Mitt Romney will be the Republican presidential nominee in 2012.
This is not a prediction, projection or prophecy, and certainly not a wish. It is the conclusion most Republican voters arrived at several months ago when they realized the few men who might defeat him were not going to enter the race.
What percentage of Republicans really want Newt Gingrich to be the next president?
About 10%.
What percentage of Republicans really want Rick Santorum?
About 10%.
Ron Paul has been gathering support for about 25 years and may have about 15% actively championing his election.

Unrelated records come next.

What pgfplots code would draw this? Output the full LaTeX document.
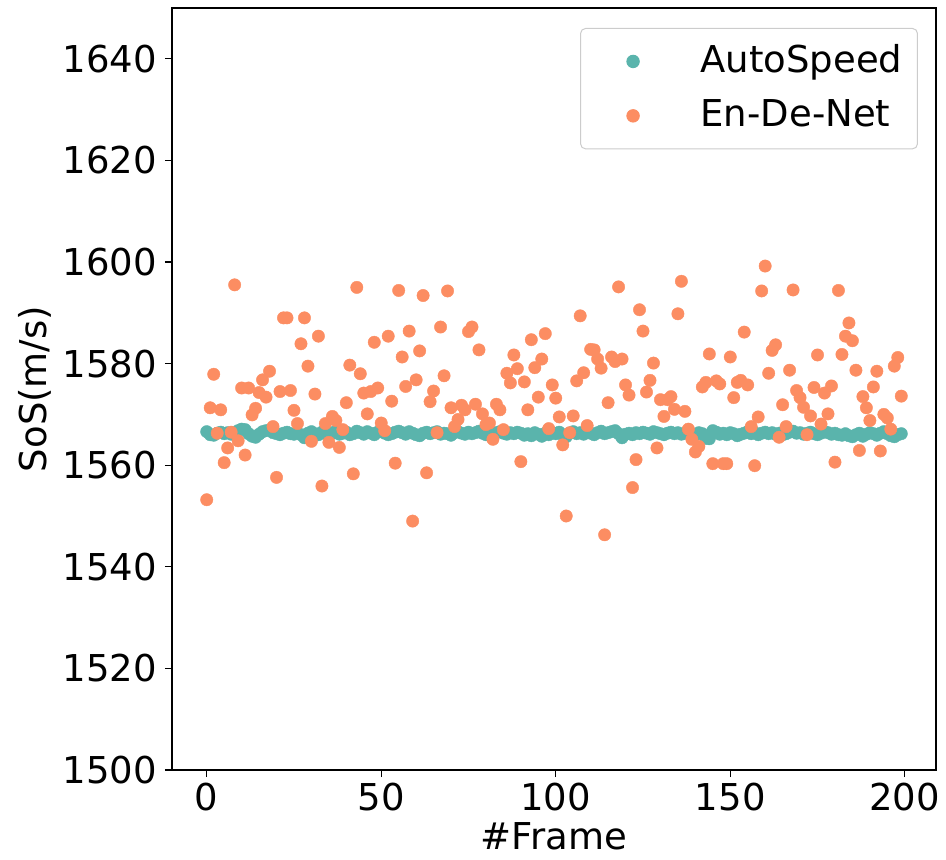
\documentclass[border=0pt]{standalone}
\usepackage{pgfplots}
\pgfplotsset{compat=1.18}
\usepackage{pgfplotstable}
\usepackage{fontspec}
\setmainfont{DejaVu Sans}
\definecolor{tealc}{HTML}{5AB4AC}
\definecolor{orngc}{HTML}{FC8D62}

\pgfplotstableread{
f a b
0 1566.6 1553.2
1 1566.0 1571.3
2 1565.9 1577.9
3 1566.3 1566.3
4 1566.5 1570.9
5 1566.2 1560.5
6 1566.4 1563.4
7 1566.1 1566.5
8 1566.5 1595.5
9 1566.8 1564.8
10 1567.1 1575.2
11 1567.0 1562.0
12 1566.2 1575.2
13 1565.7 1569.9
14 1565.5 1571.2
15 1566.1 1574.3
16 1566.6 1576.8
17 1566.8 1573.4
18 1566.9 1578.5
19 1566.4 1567.6
20 1566.2 1557.6
21 1566.0 1574.5
22 1566.3 1589.0
23 1566.5 1589.0
24 1566.2 1574.7
25 1566.1 1570.8
26 1566.4 1568.2
27 1566.0 1583.9
28 1565.4 1589.0
29 1566.3 1579.5
30 1566.6 1564.7
31 1566.2 1574.0
32 1566.0 1585.4
33 1566.5 1555.9
34 1566.3 1568.2
35 1565.8 1564.5
36 1566.4 1569.6
37 1566.6 1568.8
38 1566.1 1563.5
39 1566.3 1567.0
40 1566.5 1572.3
41 1566.0 1579.7
42 1566.2 1558.3
43 1566.7 1595.0
44 1566.4 1578.0
45 1566.1 1574.2
46 1566.6 1570.1
47 1566.3 1574.5
48 1566.0 1584.2
49 1566.5 1575.2
50 1566.8 1568.3
51 1566.3 1566.8
52 1566.0 1585.4
53 1566.2 1572.6
54 1566.5 1560.4
55 1566.7 1594.4
56 1566.4 1581.3
57 1566.1 1575.5
58 1566.6 1586.4
59 1566.3 1549.0
60 1566.0 1576.8
61 1565.8 1582.5
62 1566.3 1593.4
63 1566.5 1558.5
64 1566.2 1572.5
65 1566.4 1574.6
66 1566.6 1566.4
67 1566.1 1587.2
68 1566.3 1577.6
69 1566.2 1594.3
70 1565.9 1571.3
71 1566.4 1567.6
72 1566.6 1569.0
73 1566.3 1571.8
74 1566.1 1570.9
75 1566.5 1586.3
76 1566.2 1587.2
77 1566.4 1572.0
78 1566.7 1582.7
79 1566.3 1570.1
80 1566.0 1568.0
81 1566.5 1568.3
82 1566.2 1565.1
83 1566.4 1572.0
84 1566.6 1570.9
85 1566.3 1567.0
86 1566.1 1578.1
87 1566.4 1576.2
88 1566.2 1581.7
89 1566.5 1579.0
90 1566.3 1560.7
91 1565.9 1576.4
92 1566.2 1570.9
93 1565.8 1584.7
94 1566.4 1579.2
95 1566.1 1573.4
96 1565.7 1580.9
97 1566.3 1585.9
98 1566.0 1567.2
99 1566.4 1575.8
100 1566.2 1573.2
101 1566.5 1569.5
102 1566.0 1564.0
103 1565.6 1550.0
104 1566.3 1566.4
105 1566.6 1569.7
106 1566.2 1576.6
107 1566.4 1589.4
108 1566.1 1578.2
109 1566.5 1567.8
110 1566.3 1582.8
111 1566.0 1582.7
112 1566.4 1580.9
113 1566.7 1579.1
114 1566.2 1546.3
115 1566.4 1572.3
116 1566.6 1581.3
117 1566.8 1580.4
118 1566.2 1595.1
119 1565.4 1580.9
120 1566.1 1575.8
121 1566.3 1573.8
122 1566.0 1555.6
123 1566.4 1561.1
124 1566.2 1590.6
125 1566.5 1586.4
126 1566.3 1574.4
127 1566.1 1576.7
128 1566.6 1580.1
129 1566.4 1563.4
130 1566.2 1572.9
131 1566.0 1569.6
132 1566.3 1572.9
133 1566.5 1573.5
134 1566.2 1571.0
135 1566.4 1589.8
136 1566.1 1596.2
137 1566.3 1570.6
138 1566.6 1567.1
139 1566.2 1565.1
140 1566.0 1562.6
141 1566.4 1563.7
142 1566.2 1575.4
143 1565.3 1576.3
144 1565.2 1581.9
145 1566.8 1560.3
146 1566.5 1576.6
147 1566.1 1576.0
148 1566.3 1560.3
149 1566.0 1560.3
150 1566.4 1581.3
151 1566.2 1573.3
152 1565.8 1576.3
153 1566.1 1576.7
154 1566.3 1586.2
155 1566.6 1575.8
156 1566.2 1567.6
157 1566.4 1559.9
158 1566.0 1569.5
159 1566.3 1594.3
160 1566.5 1599.2
161 1566.2 1578.1
162 1566.4 1582.6
163 1566.1 1583.7
164 1566.3 1565.5
165 1566.0 1571.9
166 1566.2 1567.6
167 1566.5 1578.7
168 1566.7 1594.5
169 1566.3 1574.7
170 1566.4 1573.3
171 1566.1 1571.4
172 1566.3 1566.0
173 1566.5 1569.7
174 1566.2 1575.3
175 1566.0 1581.7
176 1566.3 1568.1
177 1566.6 1574.2
178 1566.4 1570.1
179 1566.1 1575.6
180 1566.3 1560.6
181 1566.0 1594.4
182 1565.9 1581.8
183 1566.2 1585.4
184 1565.8 1588.0
185 1565.6 1584.5
186 1566.0 1578.7
187 1566.3 1562.9
188 1565.7 1573.5
189 1566.1 1571.3
190 1566.4 1568.8
191 1566.2 1575.4
192 1565.9 1578.5
193 1566.3 1562.8
194 1566.6 1570.0
195 1566.2 1569.3
196 1565.8 1567.1
197 1565.6 1579.5
198 1566.0 1581.2
199 1566.2 1573.6
}\sosdata

\begin{document}
\begin{tikzpicture}
\begin{axis}[
  width=764pt, height=762pt, scale only axis,
  xmin=-9.95, xmax=208.95, ymin=1500, ymax=1650,
  xtick={0,50,100,150,200},
  ytick={1500,1520,1540,1560,1580,1600,1620,1640},
  tick align=outside, tick pos=left,
  major tick length=7pt,
  tick style={black, line width=1.1pt},
  axis line style={black, line width=1.1pt},
  /pgf/number format/assume math mode=true,
  /pgf/number format/1000 sep={},
  tick label style={font=\fontsize{37}{44}\selectfont},
  yticklabel style={inner xsep=0pt, xshift=-8pt},
  xticklabel style={inner ysep=0pt, yshift=-6pt},
  xlabel={\#Frame}, ylabel={SoS(m/s)},
  label style={font=\fontsize{37}{44}\selectfont},
  xlabel style={inner ysep=0pt, yshift=-11pt, text depth=0pt},
  ylabel style={inner ysep=0pt, yshift=11pt},
  legend style={at={(0.9764,0.9738)}, anchor=north east,
    draw=black!20, line width=1pt, rounded corners=5pt, fill=white,
    inner xsep=15pt, inner ysep=15pt, row sep=18.4pt,
    font=\fontsize{37}{44}\selectfont,
    nodes={inner xsep=0pt, inner ysep=0pt, text height=29pt, text depth=7pt}},
  legend cell align=left,
  legend image code/.code={%
    \path (0pt,0pt) (104pt,0pt);
    \draw[#1] plot coordinates {(37pt,0pt)};},
]
\addplot[only marks, mark=*, mark size=6.2pt, color=tealc, mark options={draw=tealc, fill=tealc}]
  table[x=f, y=a] {\sosdata};
\addlegendentry{AutoSpeed}
\addplot[only marks, mark=*, mark size=6.2pt, color=orngc, mark options={draw=orngc, fill=orngc}]
  table[x=f, y=b] {\sosdata};
\addlegendentry{En-De-Net}
\end{axis}
\pgfresetboundingbox
\path[use as bounding box] ([shift={(-172pt,-89pt)}]current axis.south west) rectangle ([shift={(10pt,8pt)}]current axis.north east);
\end{tikzpicture}
\end{document}
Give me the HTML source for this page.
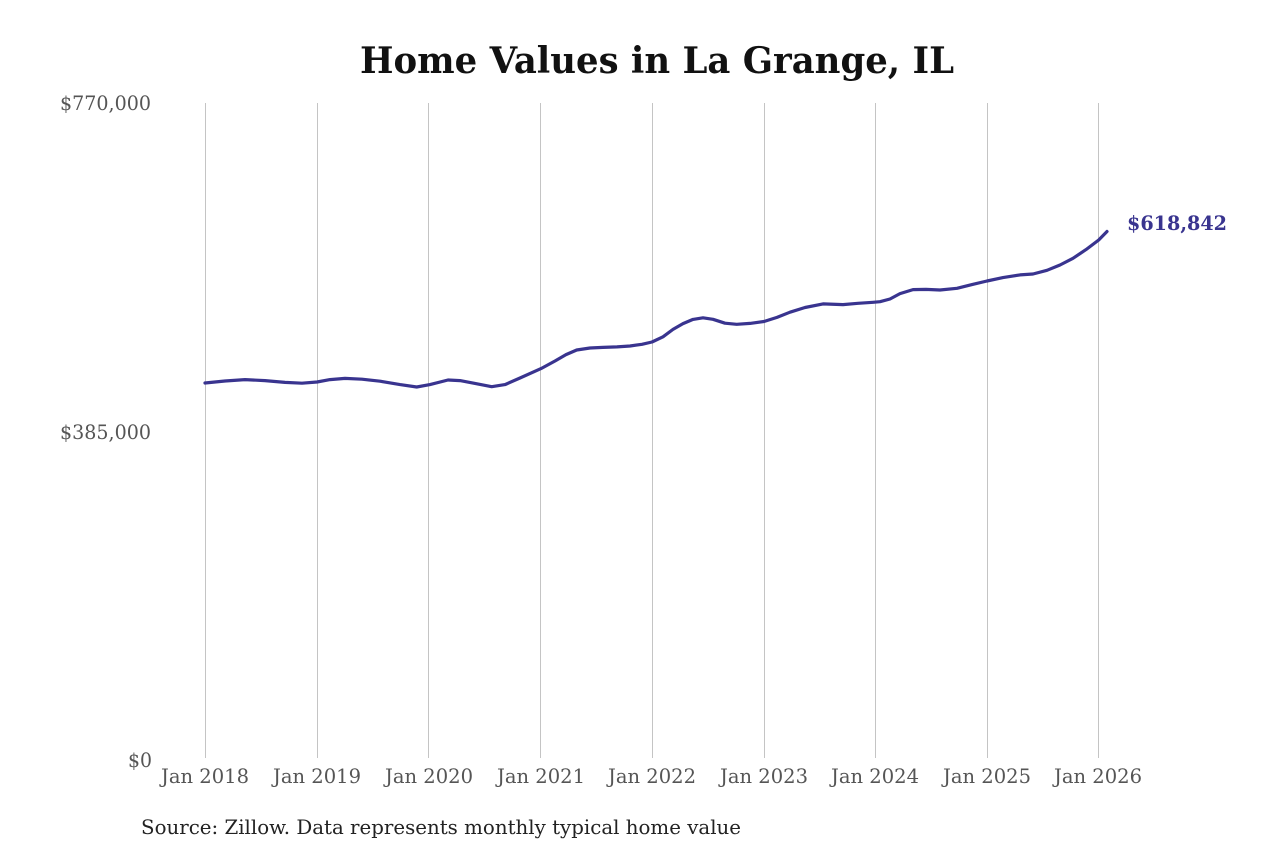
<!DOCTYPE html>
<html>
<head>
<meta charset="utf-8">
<style>
  html, body { margin: 0; padding: 0; background: #ffffff; }
  svg { display: block; }
  text { font-family: "DejaVu Serif", "Liberation Serif", serif; }
</style>
</head>
<body>
<svg width="1280" height="853" viewBox="0 0 1280 853" xmlns="http://www.w3.org/2000/svg">
  <rect x="0" y="0" width="1280" height="853" fill="#ffffff"/>

  <!-- Title -->
  <text x="657" y="73" text-anchor="middle" font-size="36" font-weight="bold" fill="#111111" textLength="594" lengthAdjust="spacingAndGlyphs">Home Values in La Grange, IL</text>

  <!-- Vertical grid lines -->
  <g stroke="#c4c4c4" stroke-width="1">
    <line x1="205.5" y1="103" x2="205.5" y2="758"/>
    <line x1="317.5" y1="103" x2="317.5" y2="758"/>
    <line x1="428.5" y1="103" x2="428.5" y2="758"/>
    <line x1="540.5" y1="103" x2="540.5" y2="758"/>
    <line x1="652.5" y1="103" x2="652.5" y2="758"/>
    <line x1="764.5" y1="103" x2="764.5" y2="758"/>
    <line x1="875.5" y1="103" x2="875.5" y2="758"/>
    <line x1="987.5" y1="103" x2="987.5" y2="758"/>
    <line x1="1098.5" y1="103" x2="1098.5" y2="758"/>
  </g>

  <!-- Y axis labels -->
  <g font-size="20" fill="#555555">
    <text x="60" y="110" textLength="91" lengthAdjust="spacingAndGlyphs">$770,000</text>
    <text x="60" y="439" textLength="91" lengthAdjust="spacingAndGlyphs">$385,000</text>
    <text x="128" y="767" textLength="24" lengthAdjust="spacingAndGlyphs">$0</text>
  </g>

  <!-- X axis labels -->
  <g font-size="20" fill="#555555" text-anchor="middle">
    <text x="205" y="783" textLength="88" lengthAdjust="spacingAndGlyphs">Jan 2018</text>
    <text x="317" y="783" textLength="88" lengthAdjust="spacingAndGlyphs">Jan 2019</text>
    <text x="429" y="783" textLength="88" lengthAdjust="spacingAndGlyphs">Jan 2020</text>
    <text x="541" y="783" textLength="88" lengthAdjust="spacingAndGlyphs">Jan 2021</text>
    <text x="652" y="783" textLength="88" lengthAdjust="spacingAndGlyphs">Jan 2022</text>
    <text x="764" y="783" textLength="88" lengthAdjust="spacingAndGlyphs">Jan 2023</text>
    <text x="875" y="783" textLength="88" lengthAdjust="spacingAndGlyphs">Jan 2024</text>
    <text x="987" y="783" textLength="88" lengthAdjust="spacingAndGlyphs">Jan 2025</text>
    <text x="1098" y="783" textLength="88" lengthAdjust="spacingAndGlyphs">Jan 2026</text>
  </g>

  <!-- Data line -->
  <polyline fill="none" stroke="#39348f" stroke-width="3.2" stroke-linejoin="round" stroke-linecap="round"
    points="205,383 225,381 245,379.6 265,380.6 285,382.4 302,383.2 317,382 330,379.6 345,378.4 362,379.2 380,381.2 400,384.6 416.7,387 430,384.6 448,380 460,380.6 475,383.4 491.7,386.7 505,384.6 520,378 541,368.6 555,361 566,354.6 576.7,350 590,348 603,347.4 617,346.9 630,346 642,344.3 652,342 663,336.8 673,329.4 683,323.6 693,319.4 703,317.8 713,319.3 725,323.2 736.7,324.3 750,323.4 764,321.5 777,317.4 790,312.2 805,307.5 823,303.9 843,304.6 858,303.3 873,302.3 880,301.7 890,299 900,293.6 913,289.6 926,289.4 940,290 957,288.3 972,284.6 987,281 1003,277.6 1020,274.9 1033,274 1047,270.3 1060,265 1073,258.3 1086,249.6 1098.7,240 1107,231.5"/>

  <!-- End label -->
  <text x="1127" y="230" font-size="20" font-weight="bold" fill="#39348f" textLength="100" lengthAdjust="spacingAndGlyphs">$618,842</text>

  <!-- Source -->
  <text x="141" y="834" font-size="20" fill="#222222" textLength="600" lengthAdjust="spacingAndGlyphs">Source: Zillow. Data represents monthly typical home value</text>
</svg>
</body>
</html>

Michele Bachmann, Jon Huntsman and Herman Cain never reached 10%.
Rick Perry, as the obvious choice in the south, could have won up to 17 states in the primaries if he hadn't stumbled. In a three-way race that would be enough to guarantee that no one could win without his delegates.
With him out of the way, no one can really beat Mitt Romney throughout the primary season.
There is however a protest vote that appears when a winner seems inevitable and it consists of people who will be perfectly content to vote for Romney in November, but want him to be less like Mitt Romney by then.
The last time the protest vote was a factor was in 1992. Not many people wanted Pat Buchanan to be president, but they wanted George H. W. Bush to be less like Bush, so Buchanan won the New Hampshire primary.
Bush took it badly. He began aggressively campaigning and won the nomination easily without changing. He assumed he could defeat the upstart Bill Clinton and failed to anticipate a protest vote in the general election. That protest vote found a face in Ross Perot, a man with a small following to accompany it, and Bush lost.
In 2000 Buchanan ran in the general election and we discovered that less than l% of the people wanted him to be president.
Many of 1992's protesters are protesting Romney now.
When they were polled last fall, they chose the candidate least likely to win, so Bachmann and Cain got big numbers.
When it was time to really vote however Romney got a win and a tie and remained unchanged.
The protesters had to choose a candidate. They picked Gingrich because of his home field advantage in South Carolina and Florida.
There was a problem though. He started acting and talking like a frontrunner. They didn't want that, so Minnesota, Missouri and Colorado went to Santorum. Maine, more thoughtful, almost went to Ron Paul, a man who won't be called a frontrunner until he wins the nomination.
So far, Romney has only changed for the worst, attacking Gingrich and now Santorum.
Soon he will begin to win most states and gain the nomination, but please Mitt, be less like Mitt.